Leave out the pictures, and retype only the lines from the beginning of the material through the line that contains "ax = fig.add_axes([63", including both.

○ ○ ○ ○ ○

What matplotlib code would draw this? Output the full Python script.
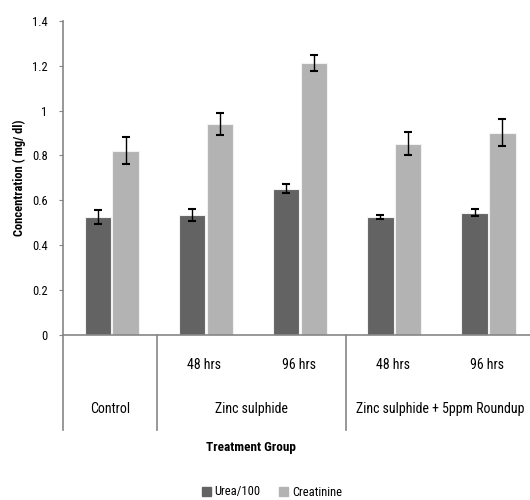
import matplotlib.pyplot as plt
from matplotlib.patches import Patch
from matplotlib import font_manager

# data
groups = ['Control', 'Zinc sulphide', 'Zinc sulphide + 5ppm Roundup']
subs = ['', '48 hrs', '96 hrs', '48 hrs', '96 hrs']
urea = [0.525, 0.535, 0.652, 0.525, 0.544]
urea_err = [0.030, 0.027, 0.020, 0.010, 0.016]
creat = [0.822, 0.940, 1.213, 0.853, 0.902]
creat_err = [0.060, 0.048, 0.036, 0.050, 0.060]

names = set(f.name for f in font_manager.fontManager.ttflist)
fam = 'DejaVu Sans'
for cand in ['Liberation Sans Narrow', 'Roboto Condensed', 'Open Sans Condensed']:
    if cand in names:
        fam = cand
        break
plt.rcParams['font.family'] = [fam, 'DejaVu Sans']
plt.rcParams['font.stretch'] = 'condensed'

fig = plt.figure(figsize=(5.3, 5.0), dpi=100)
ax = fig.add_axes([63 / 530, 165.3 / 500, 471 / 530, 313.7 / 500])

x = list(range(len(urea)))
w = 0.28
ax.bar([i - 0.13 for i in x], urea, w, color='#636363', edgecolor='#f2f2f2', linewidth=0.8,
       yerr=urea_err, error_kw=dict(ecolor='black', capsize=3, elinewidth=1, capthick=1.5))
ax.bar([i + 0.165 for i in x], creat, w, color='#b3b3b3', edgecolor='#f2f2f2', linewidth=0.8,
       yerr=creat_err, error_kw=dict(ecolor='black', capsize=3, elinewidth=1, capthick=1.5))

ax.set_xlim(-0.5, 4.5)
ax.set_ylim(0, 1.4)
ax.set_yticks([0, 0.2, 0.4, 0.6, 0.8, 1.0, 1.2, 1.4])
ax.set_yticklabels(['0', '0.2', '0.4', '0.6', '0.8', '1', '1.2', '1.4'], fontsize=9)
ax.tick_params(axis='y', length=3, color='#868686', pad=8)
ax.set_xticks([])
for s in ['top', 'right']:
    ax.spines[s].set_visible(False)
for s in ['left', 'bottom']:
    ax.spines[s].set_color('#868686')
    ax.spines[s].set_linewidth(1.2)

ax.set_ylabel('Concentration ( mg/ dl)', fontsize=9, fontweight='bold', labelpad=4)

tr = ax.get_xaxis_transform()
for i, s in enumerate(subs):
    ax.text(i, -0.097, s, transform=tr, ha='center', va='center', fontsize=10)
grp_pos = [0, 1.5, 3.5]
for g, p in zip(groups, grp_pos):
    ax.text(p, -0.237, g, transform=tr, ha='center', va='center', fontsize=10)
for b in [-0.5, 0.5, 2.5]:
    ax.plot([b, b], [0, -0.304], transform=tr, color='#868686', lw=1.2, clip_on=False)

ax.text(1.5, -0.358, 'Treatment Group', transform=tr, ha='center', va='center',
        fontsize=9.5, fontweight='bold')

handles = [Patch(color='#636363', label='Urea/100'), Patch(color='#b3b3b3', label='Creatinine')]
fig.legend(handles=handles, loc='center', bbox_to_anchor=(272 / 530, 1 - 492 / 500), ncol=2,
           frameon=False, fontsize=9, handlelength=0.7, handleheight=0.7,
           handletextpad=0.3, columnspacing=1.5)

fig.savefig('out.png', dpi=100)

○ ○ ○ ○ ○

• **THE SOLUTION**
What matplotlib code would draw this? Output the full Python script.
import matplotlib.pyplot as plt
from matplotlib.patches import Patch
from matplotlib import font_manager

# data
groups = ['Control', 'Zinc sulphide', 'Zinc sulphide + 5ppm Roundup']
subs = ['', '48 hrs', '96 hrs', '48 hrs', '96 hrs']
urea = [0.525, 0.535, 0.652, 0.525, 0.544]
urea_err = [0.030, 0.027, 0.020, 0.010, 0.016]
creat = [0.822, 0.940, 1.213, 0.853, 0.902]
creat_err = [0.060, 0.048, 0.036, 0.050, 0.060]

names = set(f.name for f in font_manager.fontManager.ttflist)
fam = 'DejaVu Sans'
for cand in ['Liberation Sans Narrow', 'Roboto Condensed', 'Open Sans Condensed']:
    if cand in names:
        fam = cand
        break
plt.rcParams['font.family'] = [fam, 'DejaVu Sans']
plt.rcParams['font.stretch'] = 'condensed'

fig = plt.figure(figsize=(5.3, 5.0), dpi=100)
ax = fig.add_axes([63 / 530, 165.3 / 500, 471 / 530, 313.7 / 500])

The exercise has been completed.